╔══

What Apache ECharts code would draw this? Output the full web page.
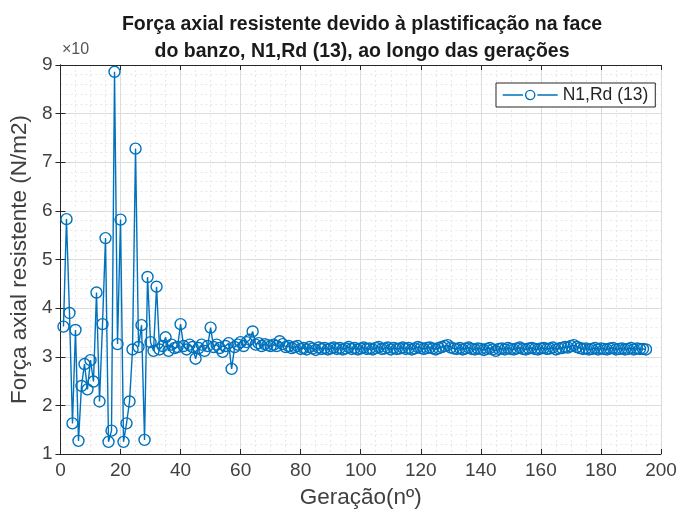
<!DOCTYPE html>
<html><head><meta charset="utf-8">
<script src="https://cdn.jsdelivr.net/npm/echarts@6/dist/echarts.min.js"></script>
<style>html,body{margin:0;padding:0;background:#fff}#c{width:684px;height:515px}</style>
</head><body><div id="c"></div>
<script>
const titleLines = ['Força axial resistente devido à plastificação na face', 'do banzo, N1,Rd (13), ao longo das gerações'];
const seriesName = 'N1,Rd (13)';
const xTicks = [0,20,40,60,80,100,120,140,160,180,200];
const yTicks = [1,2,3,4,5,6,7,8,9];
// values for generations 1..195 (x10^6)
const values = [
 3.62,5.83,3.90,1.63,3.55,1.27,2.40,2.85,2.33,2.93,
 2.49,4.32,2.08,3.67,5.44,1.25,1.48,8.86,3.26,5.82,
 1.25,1.63,2.08,3.15,7.28,3.20,3.65,1.29,4.64,3.30,
 3.12,4.44,3.15,3.22,3.40,3.12,3.25,3.18,3.20,3.67,
 3.22,3.15,3.25,3.20,2.96,3.18,3.25,3.12,3.22,3.60,
 3.20,3.25,3.18,3.10,3.22,3.28,2.75,3.20,3.25,3.30,
 3.22,3.30,3.35,3.52,3.25,3.28,3.22,3.26,3.24,3.22,
 3.25,3.22,3.32,3.26,3.20,3.22,3.18,3.20,3.22,3.16,
 3.18,3.15,3.20,3.17,3.14,3.19,3.16,3.18,3.15,3.17,
 3.19,3.16,3.18,3.15,3.17,3.20,3.16,3.18,3.15,3.17,
 3.19,3.16,3.17,3.15,3.18,3.20,3.16,3.17,3.19,3.15,
 3.18,3.16,3.17,3.19,3.16,3.18,3.15,3.17,3.20,3.18,
 3.16,3.18,3.19,3.17,3.15,3.18,3.20,3.22,3.24,3.19,
 3.17,3.16,3.18,3.15,3.17,3.19,3.16,3.15,3.17,3.16,
 3.14,3.16,3.18,3.15,3.12,3.16,3.17,3.15,3.18,3.16,
 3.15,3.17,3.19,3.16,3.15,3.17,3.18,3.16,3.15,3.17,
 3.18,3.16,3.17,3.19,3.15,3.17,3.18,3.20,3.19,3.22,
 3.24,3.20,3.18,3.16,3.17,3.15,3.16,3.18,3.15,3.17,
 3.16,3.15,3.17,3.18,3.15,3.16,3.17,3.15,3.16,3.18,
 3.15,3.17,3.16,3.16,3.15
];
const pts = values.map((v,i)=>[i+1, v]);
const font = 'Liberation Sans, Arial, Helvetica, sans-serif';
const axisCol = '#262626';
const blue = '#0072BD';
const chart = echarts.init(document.getElementById('c'), null, {renderer:'canvas'});
const baseAxis = {
  axisLine:{show:true, lineStyle:{color:axisCol, width:1}},
  axisTick:{show:true, inside:true, length:5, lineStyle:{color:axisCol}},
};
chart.setOption({
  animation:false,
  backgroundColor:'#fff',
  title:{
    text: titleLines.join('\n'), left:357, top:6, textAlign:'center',
    textStyle:{fontFamily:font, fontSize:19.5, fontWeight:'bold', color:'#1a1a1a', lineHeight:27}
  },
  legend:{
    data:[{name:seriesName, icon:'path://M0,5 L20,5 M34,5 L54,5 M27,0.5 A4.5,4.5 0 1 1 26.99,0.5 Z'}],
    left:496, top:83, itemWidth:55, itemHeight:10, itemGap:4,
    borderColor:'#262626', borderWidth:1, borderRadius:0, padding:[3,7,3,6],
    backgroundColor:'#fff',
    itemStyle:{color:'rgba(0,0,0,0)', borderColor:blue, borderWidth:1.4},
    lineStyle:{color:blue, width:1.4},
    textStyle:{fontFamily:font, fontSize:17.5, color:'#262626'}
  },
  grid:{left:59, right:23, top:65, bottom:61, containLabel:false},
  xAxis:[
    Object.assign({}, baseAxis, {
      type:'value', min:0, max:200, interval:20,
      name:'Geração(nº)', nameLocation:'middle', nameGap:32,
      nameTextStyle:{fontFamily:font, fontSize:22.5, color:'#404040'},
      axisLabel:{fontFamily:font, fontSize:19, color:'#404040', margin:7},
      splitLine:{show:true, lineStyle:{color:'#dcdcdc', width:1}},
      minorTick:{show:false, splitNumber:4},
      minorSplitLine:{show:true, lineStyle:{color:'#e8e8e8', type:[2,3], width:1}}
    }),
    Object.assign({}, baseAxis, {
      type:'value', min:0, max:200, interval:20, position:'top',
      axisLabel:{show:false}, splitLine:{show:false}
    })
  ],
  yAxis:[
    Object.assign({}, baseAxis, {
      type:'value', min:1, max:9, interval:1,
      name:'Força axial resistente (N/m2)', nameLocation:'middle', nameGap:26,
      nameTextStyle:{fontFamily:font, fontSize:22.5, color:'#404040'},
      axisLabel:{fontFamily:font, fontSize:19, color:'#404040', margin:8},
      splitLine:{show:true, lineStyle:{color:'#dcdcdc', width:1}},
      minorTick:{show:false, splitNumber:5},
      minorSplitLine:{show:true, lineStyle:{color:'#e8e8e8', type:[2,3], width:1}}
    }),
    Object.assign({}, baseAxis, {
      type:'value', min:1, max:9, interval:1, position:'right',
      axisLabel:{show:false}, splitLine:{show:false}
    })
  ],
  graphic:[{
    type:'text', left:62, top:42,
    style:{text:'×10', fontFamily:font, fontSize:16, fill:'#555'}
  }],
  series:[{
    name:seriesName, type:'line', data:pts, xAxisIndex:0, yAxisIndex:0,
    symbol:'circle', symbolSize:11, showAllSymbol:true,
    lineStyle:{color:blue, width:1.4},
    itemStyle:{color:'rgba(0,0,0,0)', borderColor:blue, borderWidth:1.4},
    clip:false
  }]
});
</script></body></html>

╚══

Problem requirements → Omit every picture, then repeat the remaining data exactly as it appears above.

Solved problem →
What Apache ECharts code would draw this? Output the full web page.
<!DOCTYPE html>
<html><head><meta charset="utf-8">
<script src="https://cdn.jsdelivr.net/npm/echarts@6/dist/echarts.min.js"></script>
<style>html,body{margin:0;padding:0;background:#fff}#c{width:684px;height:515px}</style>
</head><body><div id="c"></div>
<script>
const titleLines = ['Força axial resistente devido à plastificação na face', 'do banzo, N1,Rd (13), ao longo das gerações'];
const seriesName = 'N1,Rd (13)';
const xTicks = [0,20,40,60,80,100,120,140,160,180,200];
const yTicks = [1,2,3,4,5,6,7,8,9];
// values for generations 1..195 (x10^6)
const values = [
 3.62,5.83,3.90,1.63,3.55,1.27,2.40,2.85,2.33,2.93,
 2.49,4.32,2.08,3.67,5.44,1.25,1.48,8.86,3.26,5.82,
 1.25,1.63,2.08,3.15,7.28,3.20,3.65,1.29,4.64,3.30,
 3.12,4.44,3.15,3.22,3.40,3.12,3.25,3.18,3.20,3.67,
 3.22,3.15,3.25,3.20,2.96,3.18,3.25,3.12,3.22,3.60,
 3.20,3.25,3.18,3.10,3.22,3.28,2.75,3.20,3.25,3.30,
 3.22,3.30,3.35,3.52,3.25,3.28,3.22,3.26,3.24,3.22,
 3.25,3.22,3.32,3.26,3.20,3.22,3.18,3.20,3.22,3.16,
 3.18,3.15,3.20,3.17,3.14,3.19,3.16,3.18,3.15,3.17,
 3.19,3.16,3.18,3.15,3.17,3.20,3.16,3.18,3.15,3.17,
 3.19,3.16,3.17,3.15,3.18,3.20,3.16,3.17,3.19,3.15,
 3.18,3.16,3.17,3.19,3.16,3.18,3.15,3.17,3.20,3.18,
 3.16,3.18,3.19,3.17,3.15,3.18,3.20,3.22,3.24,3.19,
 3.17,3.16,3.18,3.15,3.17,3.19,3.16,3.15,3.17,3.16,
 3.14,3.16,3.18,3.15,3.12,3.16,3.17,3.15,3.18,3.16,
 3.15,3.17,3.19,3.16,3.15,3.17,3.18,3.16,3.15,3.17,
 3.18,3.16,3.17,3.19,3.15,3.17,3.18,3.20,3.19,3.22,
 3.24,3.20,3.18,3.16,3.17,3.15,3.16,3.18,3.15,3.17,
 3.16,3.15,3.17,3.18,3.15,3.16,3.17,3.15,3.16,3.18,
 3.15,3.17,3.16,3.16,3.15
];
const pts = values.map((v,i)=>[i+1, v]);
const font = 'Liberation Sans, Arial, Helvetica, sans-serif';
const axisCol = '#262626';
const blue = '#0072BD';
const chart = echarts.init(document.getElementById('c'), null, {renderer:'canvas'});
const baseAxis = {
  axisLine:{show:true, lineStyle:{color:axisCol, width:1}},
  axisTick:{show:true, inside:true, length:5, lineStyle:{color:axisCol}},
};
chart.setOption({
  animation:false,
  backgroundColor:'#fff',
  title:{
    text: titleLines.join('\n'), left:357, top:6, textAlign:'center',
    textStyle:{fontFamily:font, fontSize:19.5, fontWeight:'bold', color:'#1a1a1a', lineHeight:27}
  },
  legend:{
    data:[{name:seriesName, icon:'path://M0,5 L20,5 M34,5 L54,5 M27,0.5 A4.5,4.5 0 1 1 26.99,0.5 Z'}],
    left:496, top:83, itemWidth:55, itemHeight:10, itemGap:4,
    borderColor:'#262626', borderWidth:1, borderRadius:0, padding:[3,7,3,6],
    backgroundColor:'#fff',
    itemStyle:{color:'rgba(0,0,0,0)', borderColor:blue, borderWidth:1.4},
    lineStyle:{color:blue, width:1.4},
    textStyle:{fontFamily:font, fontSize:17.5, color:'#262626'}
  },
  grid:{left:59, right:23, top:65, bottom:61, containLabel:false},
  xAxis:[
    Object.assign({}, baseAxis, {
      type:'value', min:0, max:200, interval:20,
      name:'Geração(nº)', nameLocation:'middle', nameGap:32,
      nameTextStyle:{fontFamily:font, fontSize:22.5, color:'#404040'},
      axisLabel:{fontFamily:font, fontSize:19, color:'#404040', margin:7},
      splitLine:{show:true, lineStyle:{color:'#dcdcdc', width:1}},
      minorTick:{show:false, splitNumber:4},
      minorSplitLine:{show:true, lineStyle:{color:'#e8e8e8', type:[2,3], width:1}}
    }),
    Object.assign({}, baseAxis, {
      type:'value', min:0, max:200, interval:20, position:'top',
      axisLabel:{show:false}, splitLine:{show:false}
    })
  ],
  yAxis:[
    Object.assign({}, baseAxis, {
      type:'value', min:1, max:9, interval:1,
      name:'Força axial resistente (N/m2)', nameLocation:'middle', nameGap:26,
      nameTextStyle:{fontFamily:font, fontSize:22.5, color:'#404040'},
      axisLabel:{fontFamily:font, fontSize:19, color:'#404040', margin:8},
      splitLine:{show:true, lineStyle:{color:'#dcdcdc', width:1}},
      minorTick:{show:false, splitNumber:5},
      minorSplitLine:{show:true, lineStyle:{color:'#e8e8e8', type:[2,3], width:1}}
    }),
    Object.assign({}, baseAxis, {
      type:'value', min:1, max:9, interval:1, position:'right',
      axisLabel:{show:false}, splitLine:{show:false}
    })
  ],
  graphic:[{
    type:'text', left:62, top:42,
    style:{text:'×10', fontFamily:font, fontSize:16, fill:'#555'}
  }],
  series:[{
    name:seriesName, type:'line', data:pts, xAxisIndex:0, yAxisIndex:0,
    symbol:'circle', symbolSize:11, showAllSymbol:true,
    lineStyle:{color:blue, width:1.4},
    itemStyle:{color:'rgba(0,0,0,0)', borderColor:blue, borderWidth:1.4},
    clip:false
  }]
});
</script></body></html>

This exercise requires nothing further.